### TASK TO COMPLETE
Copy everything in the listing below word for word, apart from any images.

### INFORMATION PROVIDED
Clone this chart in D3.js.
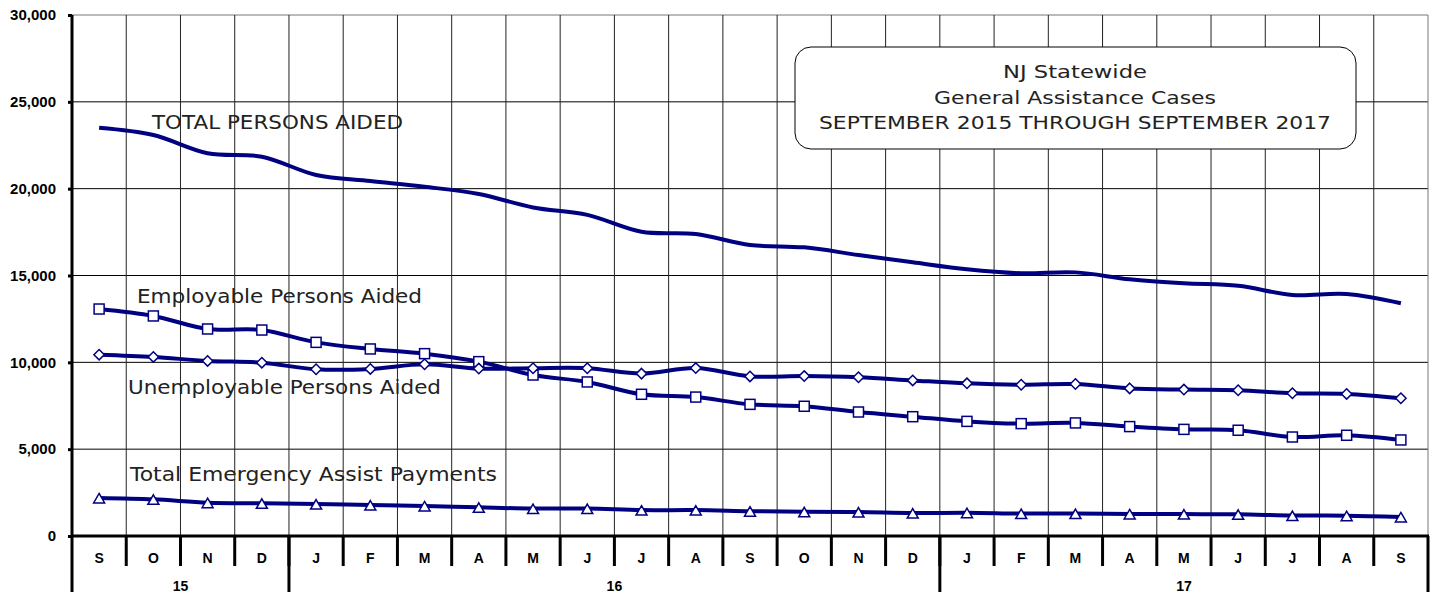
<!DOCTYPE html>
<html><head><meta charset="utf-8">
<script src="https://cdn.jsdelivr.net/npm/d3@7"></script>
<style>
html,body{margin:0;padding:0;background:#fff;}
svg{display:block;}
</style></head>
<body>
<svg id="chart" width="1440" height="592"></svg>
<script>
const months = ["S","O","N","D","J","F","M","A","M","J","J","A","S","O","N","D","J","F","M","A","M","J","J","A","S"];
const years = ["15","16","17"];
const yearMonthCounts = [4, 12, 9];
const yTicks = [0, 5000, 10000, 15000, 20000, 25000, 30000];

const totalPersons = [23510,23090,22040,21840,20790,20440,20110,19690,18920,18490,17520,17390,16760,16620,16180,15760,15360,15130,15180,14780,14550,14410,13880,13930,13400];
const employable = [13070,12670,11920,11860,11150,10770,10500,10040,9270,8870,8160,8000,7580,7470,7140,6870,6600,6470,6510,6300,6140,6090,5700,5800,5530];
const unemployable = [10440,10310,10080,9980,9600,9620,9890,9640,9660,9660,9350,9670,9190,9210,9140,8960,8790,8710,8750,8500,8430,8390,8220,8180,7930];
const emergency = [2190,2110,1920,1880,1840,1780,1730,1650,1580,1580,1490,1490,1430,1390,1380,1320,1340,1290,1290,1270,1260,1250,1180,1170,1100];

const titleLines = ["NJ Statewide","General Assistance Cases","SEPTEMBER 2015 THROUGH SEPTEMBER 2017"];

const L = 72, R = 1428, T = 15, B = 536, H = 592;
const navy = "#000080";
const svg = d3.select("#chart");
const idx = d3.range(months.length);
const x = d3.scaleBand().domain(idx).range([L, R]).paddingInner(0).paddingOuter(0);
const y = d3.scaleLinear().domain([0, 30000]).range([B, T]);
const cx = i => x(i) + x.bandwidth() / 2;

// grid
const grid = svg.append("g");
grid.selectAll("line.h").data(yTicks.filter(v => v > 0)).join("line")
  .attr("x1", L).attr("x2", R).attr("y1", d => y(d)).attr("y2", d => y(d))
  .attr("stroke", d => d === 30000 ? "#777" : "#000").attr("stroke-width", 1);
grid.selectAll("line.v").data(d3.range(1, months.length + 1)).join("line")
  .attr("x1", d => d === months.length ? R : x(d)).attr("x2", d => d === months.length ? R : x(d))
  .attr("y1", T).attr("y2", B)
  .attr("stroke", d => d === months.length ? "#777" : "#222").attr("stroke-width", 1);

// series labels
const labelFont = "'DejaVu Sans', Verdana, sans-serif";
const seriesLabels = [
  {text: "TOTAL PERSONS AIDED", x: 152, y: 129, w: 251},
  {text: "Employable Persons Aided", x: 137, y: 303, w: 285},
  {text: "Unemployable Persons Aided", x: 128, y: 394, w: 313},
  {text: "Total Emergency Assist Payments", x: 130, y: 481, w: 367}
];
svg.append("g").selectAll("text").data(seriesLabels).join("text")
  .attr("x", d => d.x).attr("y", d => d.y)
  .attr("textLength", d => d.w).attr("lengthAdjust", "spacingAndGlyphs")
  .attr("font-family", labelFont).attr("font-size", 19.5).attr("fill", "#222")
  .text(d => d.text);

// title box
const tb = svg.append("g");
tb.append("rect").attr("x", 795).attr("y", 47).attr("width", 561).attr("height", 102)
  .attr("rx", 16).attr("ry", 16).attr("fill", "#fff").attr("stroke", "#000").attr("stroke-width", 1);
const tw = [144, 282, 512];
tb.selectAll("text").data(titleLines).join("text")
  .attr("x", 1075).attr("y", (d, i) => 78 + i * 25.5)
  .attr("text-anchor", "middle").attr("font-family", labelFont).attr("font-size", 18)
  .attr("textLength", (d, i) => tw[i]).attr("lengthAdjust", "spacingAndGlyphs")
  .attr("fill", "#222").text(d => d);

// lines
const line = d3.line().x((d, i) => cx(i)).y(d => y(d)).curve(d3.curveCatmullRom.alpha(0.5));
const series = [totalPersons, employable, unemployable, emergency];
svg.append("g").selectAll("path").data(series).join("path")
  .attr("d", d => line(d)).attr("fill", "none").attr("stroke", navy)
  .attr("stroke-width", 4).attr("stroke-linejoin", "round");

// markers
const mk = svg.append("g").attr("fill", "#fff").attr("stroke", navy).attr("stroke-width", 1.5);
mk.selectAll("rect").data(employable).join("rect")
  .attr("x", (d, i) => cx(i) - 5).attr("y", d => y(d) - 5).attr("width", 10).attr("height", 10);
mk.selectAll("path.dia").data(unemployable).join("path").attr("class", "dia")
  .attr("d", (d, i) => { const px = cx(i), py = y(d), r = 5.2; return `M${px},${py - r}L${px + r},${py}L${px},${py + r}L${px - r},${py}Z`; });
mk.selectAll("path.tri").data(emergency).join("path").attr("class", "tri")
  .attr("d", (d, i) => { const px = cx(i), py = y(d) + 1; return `M${px},${py - 5.5}L${px + 5.5},${py + 4}L${px - 5.5},${py + 4}Z`; });

// y axis
const yAxis = d3.axisLeft(y).tickValues(yTicks).tickFormat(d3.format(",")).tickSizeInner(4).tickSizeOuter(0).tickPadding(12);
const ya = svg.append("g").attr("transform", `translate(${L},0)`).call(yAxis);
ya.select(".domain").remove();
ya.selectAll(".tick line").attr("stroke", "#000").attr("stroke-width", 3);
ya.selectAll(".tick text").attr("font-family", "'Liberation Sans', Arial, sans-serif")
  .attr("font-weight", "bold").attr("font-size", 15).attr("fill", "#000");

// frame lines
const fr = svg.append("g").attr("stroke", "#000").attr("stroke-width", 3);
fr.append("line").attr("x1", L).attr("x2", L).attr("y1", T).attr("y2", H);
fr.append("line").attr("x1", L).attr("x2", R + 1).attr("y1", B).attr("y2", B);
fr.selectAll("line.mt").data(d3.range(1, months.length)).join("line").attr("class", "mt")
  .attr("x1", d => x(d)).attr("x2", d => x(d)).attr("y1", B).attr("y2", 566);
const yearBounds = [0];
yearMonthCounts.forEach(c => yearBounds.push(yearBounds[yearBounds.length - 1] + c));
fr.selectAll("line.yt").data(yearBounds.slice(1)).join("line").attr("class", "yt")
  .attr("x1", d => d === months.length ? R : x(d)).attr("x2", d => d === months.length ? R : x(d))
  .attr("y1", B).attr("y2", H);

// month labels
const axFont = "'Liberation Sans', Arial, sans-serif";
svg.append("g").selectAll("text").data(months).join("text")
  .attr("x", (d, i) => cx(i)).attr("y", 562.5).attr("text-anchor", "middle")
  .attr("font-family", axFont).attr("font-weight", "bold").attr("font-size", 14).text(d => d);
// year labels
svg.append("g").selectAll("text").data(years).join("text")
  .attr("x", (d, i) => { const a = yearBounds[i], b = yearBounds[i + 1]; const xa = x(a), xb = b === months.length ? R : x(b); return (xa + xb) / 2; })
  .attr("y", 590.5).attr("text-anchor", "middle")
  .attr("font-family", axFont).attr("font-weight", "bold").attr("font-size", 14).text(d => d);
</script>
</body></html>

### PROBLEM SOLUTION
Clone this chart in D3.js.
<!DOCTYPE html>
<html><head><meta charset="utf-8">
<script src="https://cdn.jsdelivr.net/npm/d3@7"></script>
<style>
html,body{margin:0;padding:0;background:#fff;}
svg{display:block;}
</style></head>
<body>
<svg id="chart" width="1440" height="592"></svg>
<script>
const months = ["S","O","N","D","J","F","M","A","M","J","J","A","S","O","N","D","J","F","M","A","M","J","J","A","S"];
const years = ["15","16","17"];
const yearMonthCounts = [4, 12, 9];
const yTicks = [0, 5000, 10000, 15000, 20000, 25000, 30000];

const totalPersons = [23510,23090,22040,21840,20790,20440,20110,19690,18920,18490,17520,17390,16760,16620,16180,15760,15360,15130,15180,14780,14550,14410,13880,13930,13400];
const employable = [13070,12670,11920,11860,11150,10770,10500,10040,9270,8870,8160,8000,7580,7470,7140,6870,6600,6470,6510,6300,6140,6090,5700,5800,5530];
const unemployable = [10440,10310,10080,9980,9600,9620,9890,9640,9660,9660,9350,9670,9190,9210,9140,8960,8790,8710,8750,8500,8430,8390,8220,8180,7930];
const emergency = [2190,2110,1920,1880,1840,1780,1730,1650,1580,1580,1490,1490,1430,1390,1380,1320,1340,1290,1290,1270,1260,1250,1180,1170,1100];

const titleLines = ["NJ Statewide","General Assistance Cases","SEPTEMBER 2015 THROUGH SEPTEMBER 2017"];

const L = 72, R = 1428, T = 15, B = 536, H = 592;
const navy = "#000080";
const svg = d3.select("#chart");
const idx = d3.range(months.length);
const x = d3.scaleBand().domain(idx).range([L, R]).paddingInner(0).paddingOuter(0);
const y = d3.scaleLinear().domain([0, 30000]).range([B, T]);
const cx = i => x(i) + x.bandwidth() / 2;

// grid
const grid = svg.append("g");
grid.selectAll("line.h").data(yTicks.filter(v => v > 0)).join("line")
  .attr("x1", L).attr("x2", R).attr("y1", d => y(d)).attr("y2", d => y(d))
  .attr("stroke", d => d === 30000 ? "#777" : "#000").attr("stroke-width", 1);
grid.selectAll("line.v").data(d3.range(1, months.length + 1)).join("line")
  .attr("x1", d => d === months.length ? R : x(d)).attr("x2", d => d === months.length ? R : x(d))
  .attr("y1", T).attr("y2", B)
  .attr("stroke", d => d === months.length ? "#777" : "#222").attr("stroke-width", 1);

// series labels
const labelFont = "'DejaVu Sans', Verdana, sans-serif";
const seriesLabels = [
  {text: "TOTAL PERSONS AIDED", x: 152, y: 129, w: 251},
  {text: "Employable Persons Aided", x: 137, y: 303, w: 285},
  {text: "Unemployable Persons Aided", x: 128, y: 394, w: 313},
  {text: "Total Emergency Assist Payments", x: 130, y: 481, w: 367}
];
svg.append("g").selectAll("text").data(seriesLabels).join("text")
  .attr("x", d => d.x).attr("y", d => d.y)
  .attr("textLength", d => d.w).attr("lengthAdjust", "spacingAndGlyphs")
  .attr("font-family", labelFont).attr("font-size", 19.5).attr("fill", "#222")
  .text(d => d.text);

// title box
const tb = svg.append("g");
tb.append("rect").attr("x", 795).attr("y", 47).attr("width", 561).attr("height", 102)
  .attr("rx", 16).attr("ry", 16).attr("fill", "#fff").attr("stroke", "#000").attr("stroke-width", 1);
const tw = [144, 282, 512];
tb.selectAll("text").data(titleLines).join("text")
  .attr("x", 1075).attr("y", (d, i) => 78 + i * 25.5)
  .attr("text-anchor", "middle").attr("font-family", labelFont).attr("font-size", 18)
  .attr("textLength", (d, i) => tw[i]).attr("lengthAdjust", "spacingAndGlyphs")
  .attr("fill", "#222").text(d => d);

// lines
const line = d3.line().x((d, i) => cx(i)).y(d => y(d)).curve(d3.curveCatmullRom.alpha(0.5));
const series = [totalPersons, employable, unemployable, emergency];
svg.append("g").selectAll("path").data(series).join("path")
  .attr("d", d => line(d)).attr("fill", "none").attr("stroke", navy)
  .attr("stroke-width", 4).attr("stroke-linejoin", "round");

// markers
const mk = svg.append("g").attr("fill", "#fff").attr("stroke", navy).attr("stroke-width", 1.5);
mk.selectAll("rect").data(employable).join("rect")
  .attr("x", (d, i) => cx(i) - 5).attr("y", d => y(d) - 5).attr("width", 10).attr("height", 10);
mk.selectAll("path.dia").data(unemployable).join("path").attr("class", "dia")
  .attr("d", (d, i) => { const px = cx(i), py = y(d), r = 5.2; return `M${px},${py - r}L${px + r},${py}L${px},${py + r}L${px - r},${py}Z`; });
mk.selectAll("path.tri").data(emergency).join("path").attr("class", "tri")
  .attr("d", (d, i) => { const px = cx(i), py = y(d) + 1; return `M${px},${py - 5.5}L${px + 5.5},${py + 4}L${px - 5.5},${py + 4}Z`; });

// y axis
const yAxis = d3.axisLeft(y).tickValues(yTicks).tickFormat(d3.format(",")).tickSizeInner(4).tickSizeOuter(0).tickPadding(12);
const ya = svg.append("g").attr("transform", `translate(${L},0)`).call(yAxis);
ya.select(".domain").remove();
ya.selectAll(".tick line").attr("stroke", "#000").attr("stroke-width", 3);
ya.selectAll(".tick text").attr("font-family", "'Liberation Sans', Arial, sans-serif")
  .attr("font-weight", "bold").attr("font-size", 15).attr("fill", "#000");

// frame lines
const fr = svg.append("g").attr("stroke", "#000").attr("stroke-width", 3);
fr.append("line").attr("x1", L).attr("x2", L).attr("y1", T).attr("y2", H);
fr.append("line").attr("x1", L).attr("x2", R + 1).attr("y1", B).attr("y2", B);
fr.selectAll("line.mt").data(d3.range(1, months.length)).join("line").attr("class", "mt")
  .attr("x1", d => x(d)).attr("x2", d => x(d)).attr("y1", B).attr("y2", 566);
const yearBounds = [0];
yearMonthCounts.forEach(c => yearBounds.push(yearBounds[yearBounds.length - 1] + c));
fr.selectAll("line.yt").data(yearBounds.slice(1)).join("line").attr("class", "yt")
  .attr("x1", d => d === months.length ? R : x(d)).attr("x2", d => d === months.length ? R : x(d))
  .attr("y1", B).attr("y2", H);

// month labels
const axFont = "'Liberation Sans', Arial, sans-serif";
svg.append("g").selectAll("text").data(months).join("text")
  .attr("x", (d, i) => cx(i)).attr("y", 562.5).attr("text-anchor", "middle")
  .attr("font-family", axFont).attr("font-weight", "bold").attr("font-size", 14).text(d => d);
// year labels
svg.append("g").selectAll("text").data(years).join("text")
  .attr("x", (d, i) => { const a = yearBounds[i], b = yearBounds[i + 1]; const xa = x(a), xb = b === months.length ? R : x(b); return (xa + xb) / 2; })
  .attr("y", 590.5).attr("text-anchor", "middle")
  .attr("font-family", axFont).attr("font-weight", "bold").attr("font-size", 14).text(d => d);
</script>
</body></html>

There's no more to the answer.